Governance is one of those strings that come loose from the ball of yarn – when you pull it, the whole thing starts to unravel. Looked at the through the lens of governance, IT failures can be prevented through a strategic series of decisions and actions. Obviously, however, it’s easier said than done.
As a software industry “influencer” what type of advice do you find yourself giving over and over? What do you wish vendors and industry members knew the most, that would help with prevention?
The most important thing, by far, is establish a relationship that offers value to both sides. When the relationship is intact, there is a lot of flexibility to adapt on both sides. Without a relationship, communications to so-called influencers are just pitches.

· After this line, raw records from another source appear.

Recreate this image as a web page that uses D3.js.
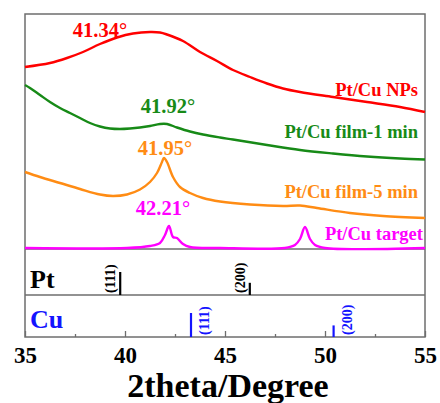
<!DOCTYPE html>
<html><head><meta charset="utf-8">
<script src="https://cdn.jsdelivr.net/npm/d3@7"></script>
<style>
body{margin:0;background:#fff;}
text{font-family:"Liberation Serif","Times New Roman",serif;font-weight:bold;}
</style></head>
<body><svg id="c" width="440" height="403"></svg>
<script>
// ---- data (2theta in degrees, intensity in a.u. with stacked offsets) ----
const npsX   = [35.0,36.25,37.1,37.9,38.75,39.6,40.4,41.25,41.75,42.1,42.9,43.75,44.6,45.4,46.25,47.1,47.9,48.75,50.4,52.1,53.75,55.0];
const npsY   = [182,186,191,197,205,211.5,215.5,217,216.5,214.5,208,197,188,179,172,165.5,160.5,157,152,147,142,137];
const film1X = [35.0,35.25,35.75,36.25,36.75,37.25,37.75,38.25,38.75,39.25,39.75,40.25,40.75,41.25,41.75,42.1,42.6,43.25,43.9,44.75,45.4,47.1,48.75,50.4,52.1,53.75,55.0];
const film1Y = [164,161,154,147,141,136,131,126,122.5,120.5,120,120.5,121.5,123,125,125,121.5,117.5,114.5,111.5,109.5,104,99,95.5,92.5,90.5,89.5];
const film5X = [35.0,35.75,36.75,37.75,38.75,39.4,40.1,40.75,41.25,41.6,41.85,41.95,42.1,42.4,42.75,43.25,43.9,44.75,46.25,47.9,48.75,49.6,51.25,52.9,55.0];
const film5Y = [77,72,66,60,54.5,53,54.5,59.5,67,76,87,91,87,72,62,56,51,47.5,44.5,43,43.5,41,36,33,31];
const targX  = [35.0,40.1,41.25,41.75,42.0,42.2,42.4,42.6,42.9,43.25,44.75,48.0,48.5,48.75,49.0,49.25,49.5,50.0,55.0];
const targY  = [1,1,3,6,14,23,12,11,5,2,1,1,4,10,22,10,4,1,1];
const seriesNames = ["Pt/Cu NPs","Pt/Cu film-1 min","Pt/Cu film-5 min","Pt/Cu target"];
const peakLabels  = ["41.34°","41.92°","41.95°","42.21°"];
const ptPos = [39.76,46.24], ptInt = [100,53], ptHkl = ["(111)","(200)"];
const cuPos = [43.30,50.43], cuInt = [100,46], cuHkl = ["(111)","(200)"];
const xTicks = [35,40,45,50,55];
const xMinor = [37.5,42.5,47.5,52.5];
const xTitle = "2theta/Degree";

// ---- layout ----
const L=25,R=425,T=14,B1=249,B2=295,B3=337;
const svg=d3.select("#c");
const x=d3.scaleLinear().domain([35,55]).range([L,R]);
const y=d3.scaleLinear().domain([0,235]).range([B1,T]);
const colors=["#ff0000","#178a17","#ff8c14","#ff00ff"];
const series=[[npsX,npsY],[film1X,film1Y],[film5X,film5Y],[targX,targY]];
const line=d3.line().x(d=>x(d[0])).y(d=>y(d[1])).curve(d3.curveCatmullRom.alpha(0.5));

// frames
const frameCol="#6e6e6e";
svg.append("rect").attr("x",L).attr("y",T).attr("width",R-L).attr("height",B3-T)
  .attr("fill","none").attr("stroke",frameCol).attr("stroke-width",1.5);
[B1,B2].forEach(yy=>svg.append("line").attr("x1",L).attr("x2",R).attr("y1",yy).attr("y2",yy)
  .attr("stroke",frameCol).attr("stroke-width",1.5));

// curves
series.forEach((s,i)=>{
  const pts=s[0].map((v,j)=>[v,s[1][j]]);
  svg.append("path").datum(pts).attr("d",line).attr("fill","none")
    .attr("stroke",colors[i]).attr("stroke-width",2.4).attr("stroke-linejoin","round");
});

// series names
const nameY=[96,138,198,240], nameX=[418,418,418,423];
seriesNames.forEach((n,i)=>svg.append("text").attr("x",nameX[i]).attr("y",nameY[i])
  .attr("text-anchor","end").attr("font-size",18.5).attr("fill",colors[i]).text(n));
// peak labels
const plX=[100,168,165,163], plY=[37,113,155,215];
peakLabels.forEach((n,i)=>svg.append("text").attr("x",plX[i]).attr("y",plY[i])
  .attr("text-anchor","middle").attr("font-size",20.5).attr("fill",colors[i]).text(n));

// reference sticks
const hs=d3.scaleLinear().domain([0,100]).range([0,23]);
svg.append("text").attr("x",30).attr("y",288).attr("font-size",26).attr("fill","#000").text("Pt");
svg.append("text").attr("x",30).attr("y",328).attr("font-size",26).attr("fill","#1414ff").text("Cu");
ptPos.forEach((p,i)=>{
  svg.append("line").attr("x1",x(p)).attr("x2",x(p)).attr("y1",B2).attr("y2",B2-hs(ptInt[i]))
    .attr("stroke","#000").attr("stroke-width",2.2);
  svg.append("text").attr("transform",`translate(${x(p)-5},${B2-2}) rotate(-90)`)
    .attr("font-size",14).attr("fill","#000").text(ptHkl[i]);
});
cuPos.forEach((p,i)=>{
  svg.append("line").attr("x1",x(p)).attr("x2",x(p)).attr("y1",B3).attr("y2",B3-hs(cuInt[i])-1)
    .attr("stroke","#1414ff").attr("stroke-width",2.2);
  svg.append("text").attr("transform",`translate(${x(p)+18},${B3-2}) rotate(-90)`)
    .attr("font-size",14).attr("fill","#1414ff").text(cuHkl[i]);
});

// x axis
const ax=svg.append("g").attr("transform",`translate(0,${B3})`)
  .call(d3.axisBottom(x).tickValues(xTicks).tickSize(-6).tickPadding(0).tickFormat(d3.format("d")));
ax.attr("font-family",null).attr("font-size",null);
ax.select(".domain").remove();
ax.selectAll(".tick line").attr("stroke",frameCol).attr("stroke-width",1.3);
ax.selectAll(".tick text").attr("font-size",23).attr("fill","#000").attr("dy",null).attr("y",26);
const ax2=svg.append("g").attr("transform",`translate(0,${B3})`)
  .call(d3.axisBottom(x).tickValues(xMinor).tickSize(-3).tickFormat(""));
ax2.select(".domain").remove();
ax2.selectAll(".tick line").attr("stroke",frameCol).attr("stroke-width",1.3);
svg.append("text").attr("x",228).attr("y",397).attr("text-anchor","middle")
  .attr("font-size",34).attr("fill","#000").text(xTitle);
</script></body></html>
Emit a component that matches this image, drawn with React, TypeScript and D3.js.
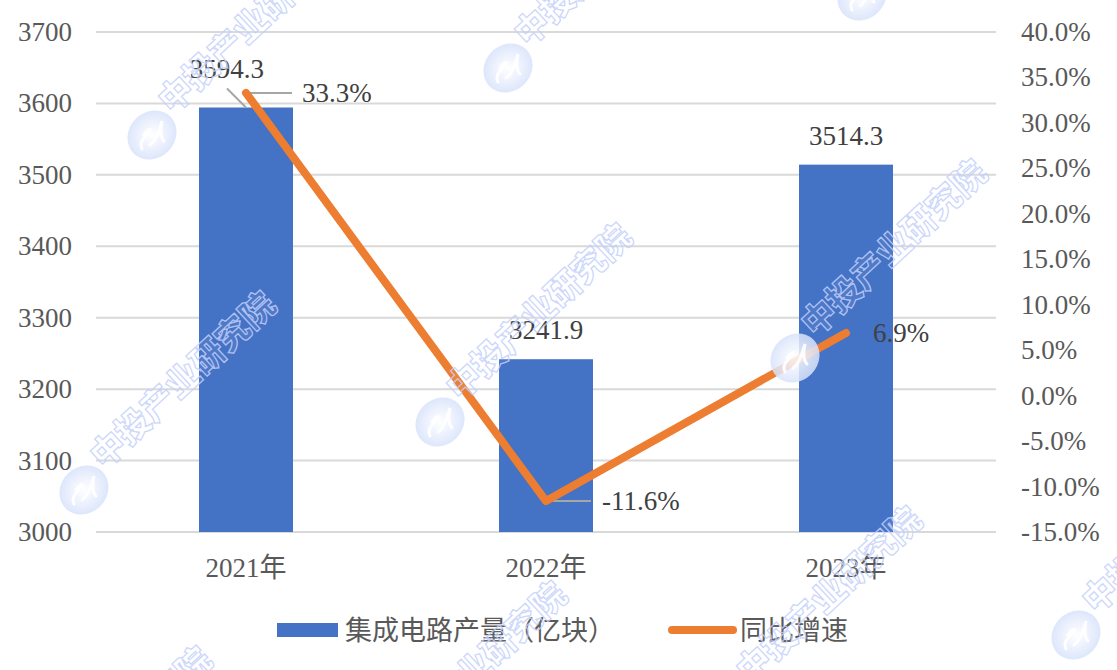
import React from "react";
import * as d3 from "d3";

const years = ["2021年", "2022年", "2023年"];
const output = [3594.3, 3241.9, 3514.3];
const growth = [33.3, -11.6, 6.9];
const leftTicks = [3000, 3100, 3200, 3300, 3400, 3500, 3600, 3700];
const rightTicks = [-15, -10, -5, 0, 5, 10, 15, 20, 25, 30, 35, 40];
const seriesNames = ["集成电路产量（亿块）", "同比增速"];
const watermarkText = "中投产业研究院";
const watermarkAnchors: [number, number][] = [
  [-204, 202], [152, 135], [508, 68], [862, -4],
  [84, 490], [440, 422], [795, 358],
  [20, 845], [375, 780], [730, 705], [1076, 635],
];

const W = 1117, H = 670;
const serif = "'Liberation Serif', 'Times New Roman', serif";
const cjk = "'Liberation Serif', 'Noto Sans CJK SC', serif";
const FS = 27;

export default function App() {
  const x = d3.scaleBand<string>().domain(years).range([96, 996]).paddingInner(0.6867).paddingOuter(0.3433);
  const y = d3.scaleLinear().domain([3000, 3700]).range([532, 32]);
  const yR = d3.scaleLinear().domain([-15, 40]).range([532, 32]);
  const cx = (i: number) => (x(years[i]) as number) + x.bandwidth() / 2;
  const line = d3.line<number>().x((_, i) => cx(i)).y((d) => yR(d));

  return (
    <svg width={W} height={H} viewBox={`0 0 ${W} ${H}`} style={{ position: "absolute", left: 0, top: 0, display: "block", background: "#fff" }}>
      <defs>
        <radialGradient id="logoFill" cx="50%" cy="50%" r="55%">
          <stop offset="0%" stopColor="#ffffff" />
          <stop offset="100%" stopColor="#d3dffa" />
        </radialGradient>
      </defs>
      {leftTicks.map((t) => (
        <g key={t}>
          <line x1={96} x2={996} y1={y(t)} y2={y(t)} stroke="#d9d9d9" strokeWidth={2} />
          <text x={72} y={y(t) + 9} textAnchor="end" fontFamily={serif} fontSize={FS} fill="#595959">{t}</text>
        </g>
      ))}
      {rightTicks.map((t) => (
        <text key={t} x={1021} y={yR(t) + 9} fontFamily={serif} fontSize={FS} fill="#595959">{`${t.toFixed(1)}%`}</text>
      ))}
      {years.map((c, i) => (
        <g key={c}>
          <rect x={x(c)} y={y(output[i])} width={x.bandwidth()} height={y(3000) - y(output[i])} fill="#4472c4" />
          <text x={cx(i)} y={577} textAnchor="middle" fontFamily={cjk} fontSize={FS} fill="#595959">{c}</text>
        </g>
      ))}
      <path d={`M${cx(0) - 19},${y(output[0]) - 19}L${cx(0)},${y(output[0])}`} stroke="#a6a6a6" strokeWidth={2} fill="none" />
      <path d={`M${cx(0)},${yR(growth[0])}H${cx(0) + 46}`} stroke="#a6a6a6" strokeWidth={2} fill="none" />
      <path d={`M${cx(1)},${yR(growth[1])}H${cx(1) + 45}`} stroke="#a6a6a6" strokeWidth={2} fill="none" />
      <path d={line(growth) as string} fill="none" stroke="#ed7d31" strokeWidth={8} strokeLinecap="round" strokeLinejoin="round" />

      <text x={cx(0) - 19} y={y(output[0]) - 30} textAnchor="middle" fontFamily={serif} fontSize={FS} fill="#404040">{output[0].toFixed(1)}</text>
      <text x={cx(1)} y={y(output[1]) - 20} textAnchor="middle" fontFamily={serif} fontSize={FS} fill="#404040">{output[1].toFixed(1)}</text>
      <text x={cx(2)} y={y(output[2]) - 20} textAnchor="middle" fontFamily={serif} fontSize={FS} fill="#404040">{output[2].toFixed(1)}</text>
      <text x={cx(0) + 56} y={yR(growth[0]) + 9} fontFamily={serif} fontSize={FS} fill="#404040">{`${growth[0].toFixed(1)}%`}</text>
      <text x={cx(1) + 56} y={yR(growth[1]) + 9} fontFamily={serif} fontSize={FS} fill="#404040">{`${growth[1].toFixed(1)}%`}</text>
      <text x={cx(2) + 27} y={yR(growth[2]) + 9} fontFamily={serif} fontSize={FS} fill="#404040">{`${growth[2].toFixed(1)}%`}</text>

      <rect x={277} y={623} width={61} height={14} fill="#4472c4" />
      <text x={345} y={640} fontFamily={cjk} fontSize={FS} fill="#595959">{seriesNames[0]}</text>
      <line x1={672} x2={733} y1={630} y2={630} stroke="#ed7d31" strokeWidth={8} strokeLinecap="round" />
      <text x={740} y={640} fontFamily={cjk} fontSize={FS} fill="#595959">{seriesNames[1]}</text>

      {watermarkAnchors.map(([ax, ay]) => (
        <g key={`${ax},${ay}`} transform={`translate(${ax},${ay})`}>
          <ellipse rx={26} ry={23} transform="rotate(-45)" fill="url(#logoFill)" opacity={0.85} />
          <path d="M-10,14C-14,6 -6,2 -2,-4C0,-8 -6,-4 -8,0M-2,10C4,6 6,-2 10,-14C8,-4 8,2 12,6" fill="none" stroke="#fff" strokeWidth={3} strokeLinecap="round" opacity={0.9} />
          <text transform="translate(20,-20) rotate(-43)" fontFamily="'Noto Sans CJK SC', sans-serif" fontSize={34} fontWeight={900} fill="#ffffff" fillOpacity={0.08} stroke="#c3d0fb" strokeWidth={1.3} strokeOpacity={0.85}>{watermarkText}</text>
        </g>
      ))}
    </svg>
  );
}
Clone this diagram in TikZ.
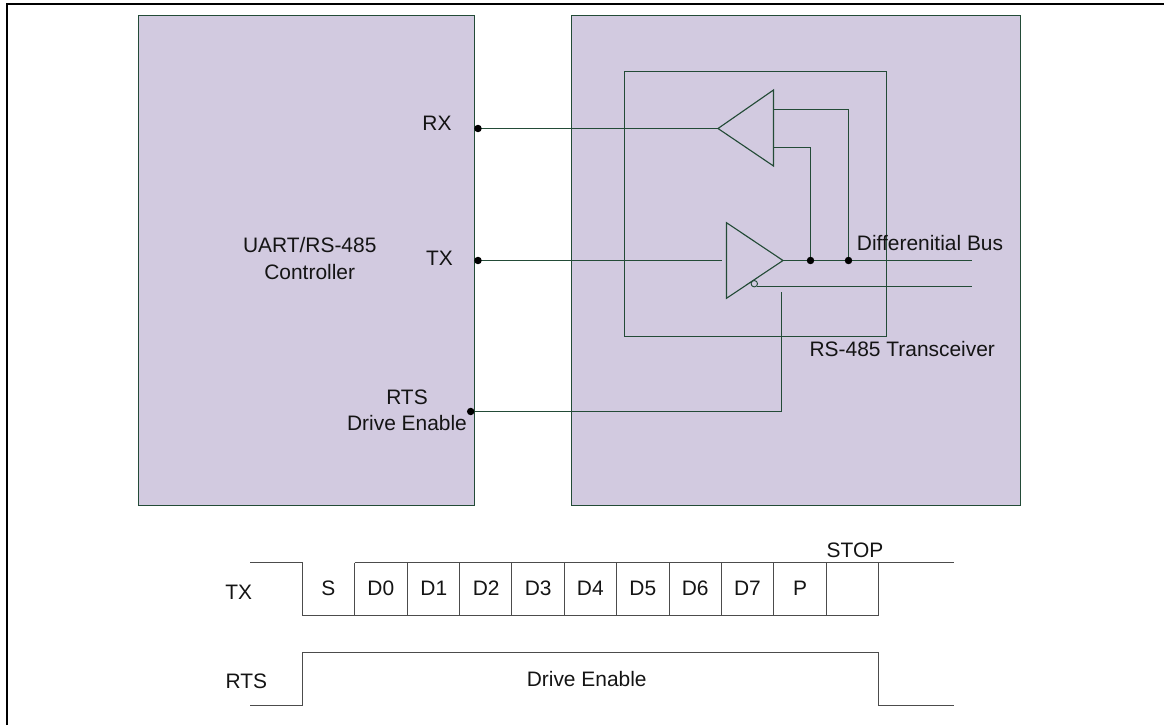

Regarding pitches, I suggest PR folks do at least basic research about my areas of focus before calling, emailing, or sending carrier pigeons. I generally respond to thoughtful pitches where the other person makes a reasonable connection and demonstrates genuine interest and knowledge.
One last thing – calling my cell phone repeatedly, especially when I specifically asked you to stop, does neither one of us any good.
You are an active photographer and quite a few people use your pictures as Twitter avatars. What’s your background in that area? Hobby? Passion?
I love photography! The act of capturing a moment in time is a source of endless delight. People do ask to buy my photos but I do it for pleasure. This post explains my interest:
For me, photography is a highly intimate form of expression. I love photography precisely because it’s such a magnificent method to engage with one’s surroundings and communicate feelings, moods, concepts, metaphors, and sensations non-verbally through images.
One of these days I will pursue a gallery exhibition, but there’s no time for that right now.
What’s next for you in 2012?
The industry has reached a point where we can now discuss IT failure more openly; the major enterprise vendors have accepted that customers want greater success with less risk and hassle. It’s now time for the enterprise software industry to help customers realize the value of their technology-backed business initiative. For me, that means focus on innovation and the positive impact of enterprise adoption on operations.
I’m particularly interested in the transformational aspects of cloud, social, and mobile. My work in 2012 is focused on aligning an enterprise line of business goals where technology is the enabler – that means consulting to organizations, working with executive teams, and continuing to advise vendors.
Right now, we are developing cloud transformation workshops and related consulting services, to bring lessons and experience from the past into an absolutely contemporary context. It’s an exciting time!